MDLSX
What: MDLSX
Where: AC Arts
Like the novel on which MDLSX is loosely based, this production takes us on a journey across borders with actress Silvia Calderoni. Although there is a production team behind her, this is undoubtedly a one-woman show, performed with intensity and high energy, as she describes her coming of age using films, narration, costume, camera, lights and music. Narrated in Italian, the translation is projected behind her, along with images from her past and immediate present using a small camera.
The problem with borders is that they imply movement between here and there, from dark to light, beauty to beast, male to female. Whereas, like the protagonist of Jeffrey Eugenides’ novel Middlesex, it is somewhere in the middle that the real journey is taking place.
The story begins with a home movie of young Silvia singing karaoke – badly. The audience groans with embarrassment for the young off-key singer; perhaps our unease helps to establish an emotional response towards her story. Silvia’s body is stick thin, sinuous, compelling and repellent, vulnerable and confronting. Despite ‘on trend’ theatrical apparatus, the body is the story.
Silvia uncovers her body, parades it, flaunts it, covers it with hair, and highlights it with laser lights. We see, yet do not see what she is. We hear her story, sometimes in her own words, sometimes directly quoting from Eugenides’ novel. Raised as a girl, Silvia is oblivious to her double identity, until puberty began to exert a different message on her body.
MDLSX
Trying to work out who he is, the question ‘Don’t you think it would be easier to stay as you are?’, cuts to the core of this theatre. Who is she? What does it mean to be neither one gender or the other, when society expects exactitude? I am reminded of the title of Jeanette Winterson’s book Why Be Happy When You Could Be Normal, a question thrown at Winterson by her mother, regarding her sexuality.

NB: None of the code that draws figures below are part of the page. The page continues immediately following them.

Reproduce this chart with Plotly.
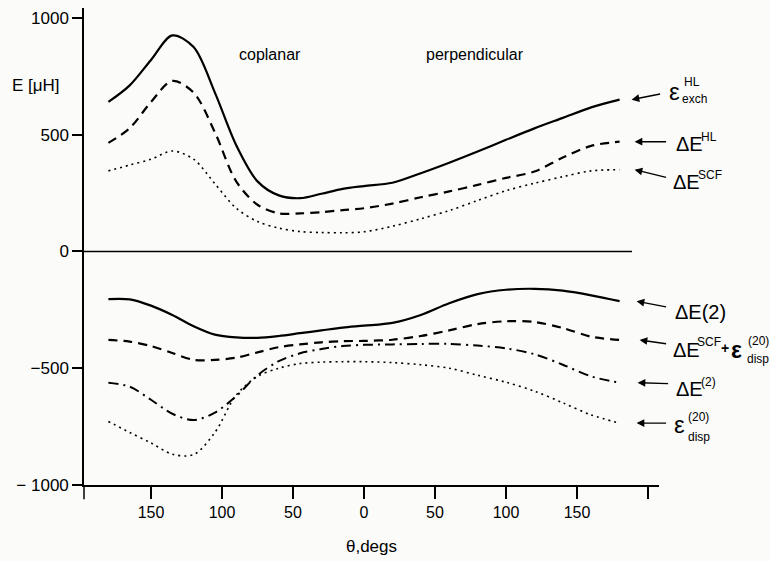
import plotly.graph_objects as go

# ---------------- data ----------------
theta = [-180, -165, -150, -135, -120, -105, -90, -75, -60, -45, -30, -15,
         0, 20, 40, 60, 80, 100, 120, 140, 160, 180]

eps_exch_hl = [640, 711, 820, 925, 875, 680, 455, 300, 240, 228, 247, 268,
               280, 294, 335, 380, 428, 478, 527, 572, 617, 650]
dE_hl = [465, 528, 640, 730, 680, 510, 300, 200, 163, 163, 168, 177,
         185, 205, 232, 257, 285, 315, 342, 402, 452, 470]
dE_scf = [345, 370, 395, 430, 395, 290, 185, 128, 100, 85, 81, 80,
          84, 108, 140, 175, 218, 260, 292, 320, 345, 350]
dE_2 = [-204, -205, -232, -272, -320, -356, -368, -370, -362, -350, -338, -326,
        -318, -306, -272, -222, -183, -164, -160, -168, -188, -213]
dE_scf_disp = [-379, -386, -405, -435, -464, -464, -455, -432, -410, -398, -389, -384,
               -383, -378, -362, -338, -311, -299, -302, -328, -365, -379]
dE_2sup = [-562, -579, -635, -695, -722, -690, -620, -530, -470, -436, -418, -405,
           -400, -398, -396, -396, -403, -415, -440, -485, -535, -562]
eps_disp = [-728, -775, -820, -868, -870, -775, -615, -535, -500, -480, -474, -472,
            -472, -476, -485, -500, -530, -560, -598, -648, -700, -735]

x_tickvals = [-150, -100, -50, 0, 50, 100, 150, 200]
x_ticktext = ["150", "100", "50", "0", "50", "100", "150", ""]
y_tickvals = [-1000, -500, 0, 500, 1000]
y_ticktext = ["\u2212 1000", "\u2212500", "0", "500", "1000"]

# ---------------- figure ----------------
FONT = "Liberation Sans"
W, H = 770, 561
ML, MR, MT, MB = 84, 111, 8, 71
PW, PH = W - ML - MR, H - MT - MB


def P(px, py):
    return (px - ML) / PW, (H - MB - py) / PH


fig = go.Figure()

series = [
    (eps_exch_hl, None, 2.2),
    (dE_hl, "9px,6px", 2.2),
    (dE_scf, "2px,4px", 1.6),
    (dE_2, None, 2.2),
    (dE_scf_disp, "9px,6px", 2.2),
    (dE_2sup, "10px,5px,2px,5px", 2.0),
    (eps_disp, "2px,4px", 1.6),
]
for ys, dash, w in series:
    fig.add_trace(go.Scatter(
        x=theta, y=ys, mode="lines",
        line=dict(color="black", width=w, dash=dash or "solid",
                  shape="spline", smoothing=0.9),
        showlegend=False, hoverinfo="skip"))

# zero line
fig.add_shape(type="line", xref="paper", x0=0, x1=P(632, 0)[0],
              yref="y", y0=0, y1=0, line=dict(color="black", width=1.5))
# y-axis stub below x axis
fig.add_shape(type="line", xref="paper", x0=0, x1=0, yref="paper",
              y0=0, y1=-0.03, line=dict(color="black", width=1.5))

# arrows pointing at curve ends: (series, head x shift, tail dx, tail dy)
arrows = [
    (eps_exch_hl, 12, 30, -6),
    (dE_hl, 15, 33, 0),
    (dE_scf, 15, 33, 8),
    (dE_2, 17, 31, 6),
    (dE_scf_disp, 20, 28, 4),
    (dE_2sup, 18, 32, 1),
    (eps_disp, 17, 31, 0),
]
for ys, hs, dx, dy in arrows:
    fig.add_annotation(x=theta[-1], y=ys[-1], xref="x", yref="y", text="",
                       showarrow=True, arrowhead=2, arrowsize=1.1, arrowwidth=1.4,
                       arrowcolor="black", ax=dx, ay=dy, xshift=hs, standoff=0)

labels = [
    ("ε", 667, 92, 24), ("HL", 682, 83, 12), ("exch", 680, 100, 12),
    ("ΔE", 674, 145, 20), ("HL", 699, 138, 12),
    ("ΔE", 671, 184, 20), ("SCF", 696, 177, 12),
    ("ΔE(2)", 673, 315, 20),
    ("ΔE", 671, 354, 20), ("SCF", 695, 346, 12), ("<b>+</b>", 719, 352, 14),
    ("<b>ε</b>", 729, 354, 23), ("(20)", 746, 344, 12), ("disp", 745, 363, 12),
    ("ΔE", 674, 393, 20), ("(2)", 699, 386, 12),
    ("ε", 672, 429, 24), ("(20)", 686, 421, 12), ("disp", 686, 441, 12),
]
for t, px, py, s in labels:
    xx, yy = P(px, py)
    fig.add_annotation(x=xx, y=yy, xref="paper", yref="paper", text=t,
                       showarrow=False, xanchor="left", yanchor="middle",
                       font=dict(family=FONT, size=s, color="black"))

for t, px, py, s in [("coplanar", 270, 55, 16), ("perpendicular", 475, 55, 16),
                     ("E [μH]", 36, 86, 17)]:
    xx, yy = P(px, py)
    fig.add_annotation(x=xx, y=yy, xref="paper", yref="paper", text=t,
                       showarrow=False, xanchor="center", yanchor="middle",
                       font=dict(family=FONT, size=s, color="black"))

x0 = (ML - 364) / 1.42
x1 = (W - MR - 364) / 1.42
fig.update_xaxes(range=[x0, x1], tickvals=x_tickvals, ticktext=x_ticktext,
                 showline=True, linecolor="black", linewidth=1.5,
                 ticks="outside", ticklen=12, tickwidth=1.5, tickcolor="black",
                 showgrid=False, zeroline=False,
                 tickfont=dict(family=FONT, size=16, color="black"),
                 title=dict(text="θ,degs", standoff=20,
                            font=dict(family=FONT, size=17, color="black")))
fig.update_yaxes(range=[-1000, (254 - MT) / 0.236], tickvals=y_tickvals,
                 ticktext=y_ticktext,
                 showline=True, linecolor="black", linewidth=1.5,
                 ticks="outside", ticklen=10, tickwidth=1.5, tickcolor="black",
                 showgrid=False, zeroline=False,
                 tickfont=dict(family=FONT, size=17, color="black"))

fig.update_layout(width=W, height=H,
                  margin=dict(l=ML, r=MR, t=MT, b=MB, pad=0),
                  plot_bgcolor="#fbfbfa", paper_bgcolor="#fbfbfa",
                  font=dict(family=FONT, color="black"))

fig.write_html("out.html")
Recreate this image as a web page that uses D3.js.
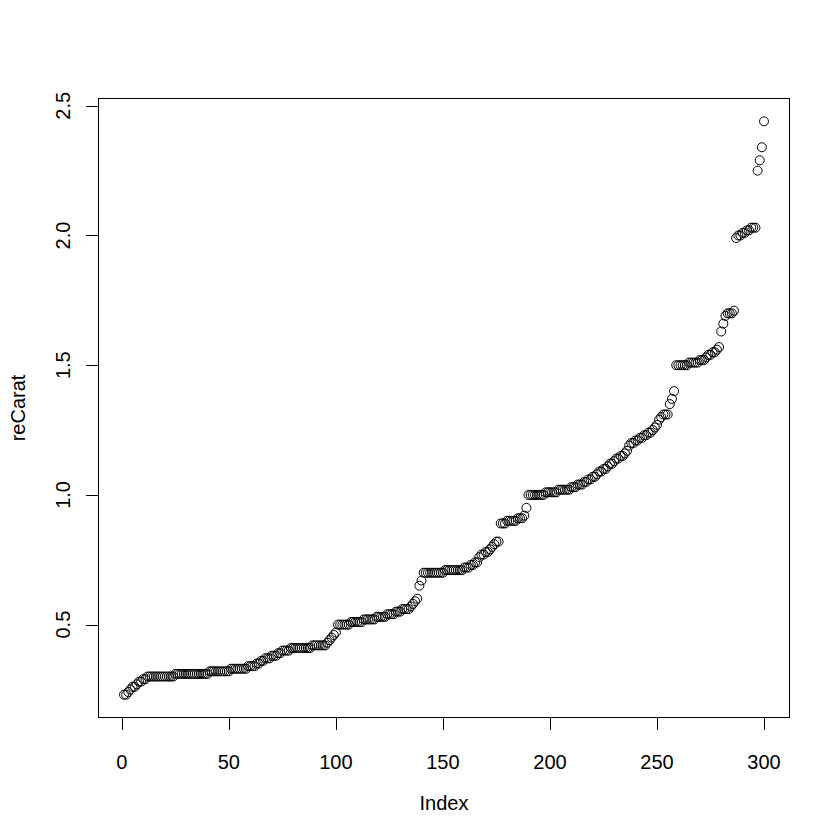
<!DOCTYPE html>
<html>
<head>
<meta charset="utf-8">
<script src="https://cdn.jsdelivr.net/npm/d3@7"></script>
<style>
  body { margin: 0; background: #fff; }
  text { font-family: "Liberation Sans", Arial, sans-serif; fill: #000; }
</style>
</head>
<body>
<script>
// sorted carat values (index 1..300)
const reCarat = [
  0.23, 0.23, 0.24, 0.25, 0.26, 0.26, 0.27, 0.28, 0.28, 0.29, 0.29,
  0.30, 0.30, 0.30, 0.30, 0.30, 0.30, 0.30, 0.30, 0.30, 0.30, 0.30, 0.30, 0.30,
  0.31, 0.31, 0.31, 0.31, 0.31, 0.31, 0.31, 0.31, 0.31, 0.31, 0.31, 0.31, 0.31, 0.31, 0.31, 0.31,
  0.32, 0.32, 0.32, 0.32, 0.32, 0.32, 0.32, 0.32, 0.32, 0.32,
  0.33, 0.33, 0.33, 0.33, 0.33, 0.33, 0.33, 0.33,
  0.34, 0.34, 0.34, 0.34,
  0.35, 0.35, 0.36, 0.36,
  0.37, 0.37, 0.37, 0.38, 0.38, 0.38,
  0.39, 0.39, 0.40, 0.40, 0.40, 0.40,
  0.41, 0.41, 0.41, 0.41, 0.41, 0.41, 0.41, 0.41, 0.41, 0.41,
  0.42, 0.42, 0.42, 0.42, 0.42, 0.42, 0.42,
  0.43, 0.44, 0.45, 0.46, 0.47,
  0.50, 0.50, 0.50, 0.50, 0.50, 0.50,
  0.51, 0.51, 0.51, 0.51, 0.51, 0.51, 0.52, 0.52, 0.52, 0.52, 0.52, 0.52,
  0.53, 0.53, 0.53, 0.53, 0.53, 0.54, 0.54, 0.54, 0.54,
  0.55, 0.55, 0.55, 0.56, 0.56, 0.56, 0.56,
  0.57, 0.58, 0.59, 0.60,
  0.65, 0.67,
  0.70, 0.70, 0.70, 0.70, 0.70, 0.70, 0.70, 0.70, 0.70, 0.70,
  0.71, 0.71, 0.71, 0.71, 0.71, 0.71, 0.71, 0.71, 0.71,
  0.72, 0.72, 0.72, 0.73, 0.73, 0.74, 0.74,
  0.76, 0.77, 0.77, 0.78, 0.78, 0.79, 0.80, 0.81, 0.82, 0.82,
  0.89, 0.89, 0.89, 0.90, 0.90, 0.90, 0.90, 0.90, 0.91, 0.91, 0.91, 0.92, 0.95,
  1.00, 1.00, 1.00, 1.00, 1.00, 1.00, 1.00, 1.00, 1.01, 1.01, 1.01, 1.01, 1.01, 1.01,
  1.02, 1.02, 1.02, 1.02, 1.02, 1.02, 1.03, 1.03, 1.03, 1.04, 1.04,
  1.04, 1.05, 1.05, 1.06, 1.06, 1.07, 1.07, 1.08, 1.09, 1.09, 1.10, 1.10, 1.11,
  1.12, 1.12, 1.13, 1.14, 1.14, 1.15, 1.15, 1.16, 1.17,
  1.19, 1.20, 1.20, 1.21, 1.21, 1.22, 1.22, 1.23, 1.23, 1.24, 1.24, 1.25,
  1.26, 1.27, 1.29, 1.30,
  1.31, 1.31, 1.31, 1.35, 1.37, 1.40,
  1.50, 1.50, 1.50, 1.50, 1.50, 1.50, 1.51, 1.51, 1.51, 1.51, 1.51,
  1.52, 1.52, 1.52,
  1.53, 1.54, 1.54, 1.55, 1.55, 1.56, 1.57,
  1.63, 1.66, 1.69, 1.70, 1.70, 1.70, 1.71,
  1.99, 2.00, 2.00, 2.01, 2.01, 2.02, 2.02, 2.03, 2.03, 2.03,
  2.25, 2.29, 2.34, 2.44
]

const xTicks = [0, 50, 100, 150, 200, 250, 300]
const yTicks = [0.5, 1.0, 1.5, 2.0, 2.5]
const yTickLabels = ['0.5', '1.0', '1.5', '2.0', '2.5']

// R default margins: 5.1, 4.1, 4.1, 2.1 lines at 24px per line
const margin = { top: 98.4, left: 98.4, right: 50.4, bottom: 122.4 }
const width = 840 - margin.left - margin.right
const height = 840 - margin.top - margin.bottom

const svg = d3
  .select('body')
  .append('svg')
  .attr('width', 840)
  .attr('height', 840)

const g = svg
  .append('g')
  .attr('transform', 'translate(' + margin.left + ',' + margin.top + ')')

// 4% padding on each side like R's xaxs = "r"
const n = reCarat.length
const xPad = (n - 1) * 0.04
const yExt = d3.extent(reCarat)
const yPad = (yExt[1] - yExt[0]) * 0.04

const xPositionScale = d3.scaleLinear()
  .domain([1 - xPad, n + xPad])
  .range([0, width])
const yPositionScale = d3.scaleLinear()
  .domain([yExt[0] - yPad, yExt[1] + yPad])
  .range([height, 0])

// box around plot region
g.append('rect')
  .attr('x', 0)
  .attr('y', 0)
  .attr('width', width)
  .attr('height', height)
  .attr('fill', 'none')
  .attr('stroke', '#000')
  .attr('stroke-width', 1)
  .attr('shape-rendering', 'crispEdges')

// x axis
const xAxis = d3.axisBottom(xPositionScale)
  .tickValues(xTicks)
  .tickSize(12)
  .tickPadding(0)
  .tickFormat(d => '')
const xg = g.append('g')
  .attr('class', 'axis x-axis')
  .attr('transform', 'translate(0,' + height + ')')
  .call(xAxis)
xg.select('.domain')
  .attr('d', 'M' + xPositionScale(xTicks[0]) + ',0H' + xPositionScale(xTicks[xTicks.length - 1]))
xg.selectAll('line, path').attr('stroke', '#000').attr('shape-rendering', 'crispEdges')

g.selectAll('.x-label')
  .data(xTicks)
  .enter()
  .append('text')
  .attr('class', 'x-label')
  .attr('x', d => xPositionScale(d))
  .attr('y', height + 51)
  .attr('text-anchor', 'middle')
  .attr('font-size', 20)
  .text(d => d)

// y axis
const yAxis = d3.axisLeft(yPositionScale)
  .tickValues(yTicks)
  .tickSize(12)
  .tickFormat(d => '')
const yg = g.append('g')
  .attr('class', 'axis y-axis')
  .call(yAxis)
yg.select('.domain')
  .attr('d', 'M0,' + yPositionScale(yTicks[0]) + 'V' + yPositionScale(yTicks[yTicks.length - 1]))
yg.selectAll('line, path').attr('stroke', '#000').attr('shape-rendering', 'crispEdges')

g.selectAll('.y-label')
  .data(yTicks)
  .enter()
  .append('text')
  .attr('class', 'y-label')
  .attr('transform', (d, i) => 'translate(-28,' + yPositionScale(d) + ') rotate(-90)')
  .attr('text-anchor', 'middle')
  .attr('font-size', 20)
  .text((d, i) => yTickLabels[i])

// axis titles
svg.append('text')
  .attr('x', margin.left + width / 2)
  .attr('y', 810)
  .attr('text-anchor', 'middle')
  .attr('font-size', 20)
  .text('Index')

svg.append('text')
  .attr('transform', 'translate(25,' + (margin.top + height / 2) + ') rotate(-90)')
  .attr('text-anchor', 'middle')
  .attr('font-size', 20)
  .text('reCarat')

// points
g.selectAll('circle')
  .data(reCarat)
  .enter()
  .append('circle')
  .attr('cx', (d, i) => xPositionScale(i + 1))
  .attr('cy', d => yPositionScale(d))
  .attr('r', 4.5)
  .attr('fill', 'none')
  .attr('stroke', '#000')
  .attr('stroke-width', 1)
</script>
</body>
</html>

It seems that for those who don’t fit the mould, it is happiness and normality that are the polar opposites.
Calderoni enacts a conversation with his doctor, and includes quotes from Judith Butler and Paul Preciado on Queer Theory, but at heart, it is Silvia’s lived experience, not theory, that matters. Taking control of her life, Silvia cuts his hair short, dons masculine clothes and heads off to America, where she ends up in a strangely surreal underwater transgender peep show. Which perhaps is not far removed from what we have come to watch.
What goes mostly unmentioned, and perhaps attests to Silvia’s strong family life, is the real danger of being intersexual. We glimpse it, as she uses a dictionary to follow the meaning of a word seen in her medical notes, stopping briefly at “hermaphrodite” and ending with “monster”. But this same day I have been confronted by Twitter images showing the filmed murder of an intersex person. And in Wikipedia, I find a long list of people murdered for their ambiguous gender status: “one transgender person is murdered every three days”. Society demands absolutes, it wants borders, and it wants clear-cut distinctions. This lively, brave and enjoyable performance reminds us that there is no such thing.